« Léandre, l'amoureux de Lucinde, révèle à Sganarelle que Lucinde fait semblant d'être muette, afin d'échapper à un mariage forcé. Sganarelle décide d'aider les jeunes amoureux et trouve un stratagème pour qu'ils puissent se voir. Il demande à Léandre de se déguiser en apothicaire, c'est-à-dire en pharmacien, et tous deux se rendent chez Lucinde pour l'examiner. Celle-ci se met tout à coup à parler. »

Géronte. – Voilà ma fille qui parle ! Ô grande vertu1 du remède ! Ô admirable médecin ! Que je vous suis obligé2, Monsieur, de cette guérison merveilleuse ! et que puis-je faire pour vous après un tel service ?

Sganarelle, se promenant sur le théâtre et s'essuyant le front. – Voilà une maladie qui m'a bien donné de la peine !

Lucinde. – Oui, mon père, j'ai recouvré la parole : mais je l'ai recouvrée pour vous dire que je n'aurai jamais d'autre époux que Léandre, et que c'est inutilement que vous voulez me donner Horace.

Géronte. – Mais...

Lucinde. – Rien n'est capable d'ébranler la résolution que j'ai prise.

Géronte. – Quoi... ?

Lucinde. – Vous m'opposerez en vain4 de belles raisons.

Géronte. – Si...

Lucinde. – Tous vos discours ne serviront de rien.

Géronte. – Je...

Lucinde. – C'est une chose où je suis déterminée.

Géronte. – Mais...

Lucinde. – Il n'est puissance paternelle qui me puisse obliger à me marier malgré moi.

Géronte. – J'ai...

Lucinde. – Vous avez beau faire tous vos efforts.

Géronte. – Il...

Lucinde. – Mon cœur ne saurait se soumettre à cette tyrannie.

Géronte. – La...

Lucinde. – Et je me jetterai plutôt dans un couvent5 que d'épouser un homme que je n'aime point.

Géronte. – Mais...

Lucinde, parlant d'un ton de voix à étourdir. – Non. En aucune façon. Point d'affaires. Vous perdez le temps. Je n'en ferai rien. Cela est résolu.

Géronte. – Ah ! quelle impétuosité6 de paroles ! Il n'y a pas moyen d'y résister. Monsieur, je vous prie de la faire redevenir muette.

Sganarelle. – C'est une chose qui m'est impossible. Tout ce que je puis faire pour votre service est de vous rendre sourd, si vous voulez.

[Géronte remercie Sganarelle, qui lui propose alors de guérir Lucinde de sa « folie ».]

Sganarelle.- Notre apothicaire nous servira pour cette cure. (À Léandre) Un mot.
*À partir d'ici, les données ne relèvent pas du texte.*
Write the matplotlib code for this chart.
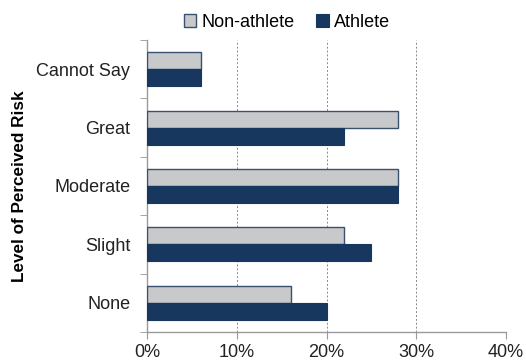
import numpy as np
import matplotlib
matplotlib.use("Agg")
import matplotlib.pyplot as plt
from matplotlib.ticker import FixedLocator, PercentFormatter

plt.rcParams['font.family'] = ['Liberation Sans', 'DejaVu Sans']

# Data (bottom to top)
categories = ['None', 'Slight', 'Moderate', 'Great', 'Cannot Say']
non_athlete = [16, 22, 28, 28, 6]
athlete = [20, 25, 28, 22, 6]

fig = plt.figure(figsize=(5.26, 3.6), dpi=100)
ax = fig.add_axes([0.2795, 0.0778, 0.6825, 0.8111])

y = np.arange(len(categories))
h = 0.29
ax.barh(y + h / 2, non_athlete, height=h, color='#C8C9CB', edgecolor='#3A5070',
        linewidth=1.0, label='Non-athlete', zorder=3)
ax.barh(y - h / 2, athlete, height=h, color='#17375E', edgecolor='#17375E',
        linewidth=0.8, label='Athlete', zorder=3)

ax.set_xlim(0, 40)
ax.set_ylim(-0.5, len(categories) - 0.5)
ax.set_xticks([0, 10, 20, 30, 40])
ax.xaxis.set_major_formatter(PercentFormatter(decimals=0))

ax.set_yticks(y)
ax.set_yticklabels(categories)
ax.yaxis.set_minor_locator(FixedLocator(np.arange(-0.5, len(categories), 1.0)))
ax.tick_params(axis='y', which='major', length=0, pad=12, labelsize=13, colors='#222222')
ax.tick_params(axis='y', which='minor', length=5, color='#999999', direction='out')
ax.tick_params(axis='x', which='major', length=5, color='#999999', direction='out',
               labelsize=13, labelcolor='#222222', pad=4)

ax.grid(axis='x', linestyle=(0, (2, 2)), color='#888888', linewidth=0.7, zorder=0)
for s in ['top', 'right']:
    ax.spines[s].set_visible(False)
for s in ['left', 'bottom']:
    ax.spines[s].set_color('#999999')
    ax.spines[s].set_linewidth(1.0)

ax.set_ylabel('Level of Perceived Risk', fontsize=12.3, fontweight='bold')
ax.yaxis.set_label_coords(-0.335, 0.5)

ax.legend(loc='lower center', bbox_to_anchor=(0.39, 1.0), ncol=2, frameon=False,
          fontsize=13, handlelength=0.7, handleheight=0.7, handletextpad=0.3,
          columnspacing=1.2, borderaxespad=0.1)

fig.savefig('out.png', dpi=100)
Vous voyez que l'ardeur qu'elle a pour ce Léandre est tout à fait contraire aux volontés du père [...] et qu'il est nécessaire de trouver promptement un remède à ce mal, qui pourrait empirer par le retardement. Pour moi, je n'y en vois qu'un seul, qui est une prise de fuite purgative, que vous mêlerez comme il faut avec deux drachmes de matrimonium en pilules. Peut-être fera-t-elle quelque difficulté à prendre ce remède : mais comme vous êtes habile homme dans votre métier, c'est à vous de l'y résoudre, et de lui faire avaler la chose du mieux que vous pourrez. Allez-vous-en lui faire faire un petit tour de jardin [...] tandis que j'entretiendrai ici son père.

Question

1. Quels sentiments Géronte éprouve-t-il pour Sganarelle au tout début de l'extrait ? Pourquoi ? Ce sentiment est-il justifié

Question

2. En quoi la réaction qu'a Sganarelle au moment où Lucinde se met à parler est-elle comique ?

Question

3. Montrez que Lucinde semble être particulièrement bien « guérie » de sa « maladie ». Pour cela, commentez la longueur et la ponctuation des répliques de Géronte.

Question

Résumez ce que Lucinde dit à son père dans chacune de ses répliques.

En quoi cela est-il comique ?

Question

Que demande Géronte à Sganarelle ? Pourquoi cela est-il comique ?

À quelle remarque sur les femmes, faite par Sganarelle dans l'extrait 2, cela fait-il écho ?

Question

La fin d'une comédie doit être heureuse. En quoi la fin de cet extrait annonce-t-elle un dénouement heureux ?

Définition :

Comédie : pièce de théâtre utilisant le registre comique et dont la fin est heureuse.

Définition : A retenir

Pour qu'il y ait une histoire, une dynamique, il faut qu'il y ait des oppositions entre les personnages ; l'opposition entre les sexes (et les critiques que chaque sexe peut formuler envers l'autre) est une source traditionnelle de comique, cette opposition se fonde sur les stéréotypes féminins et masculins.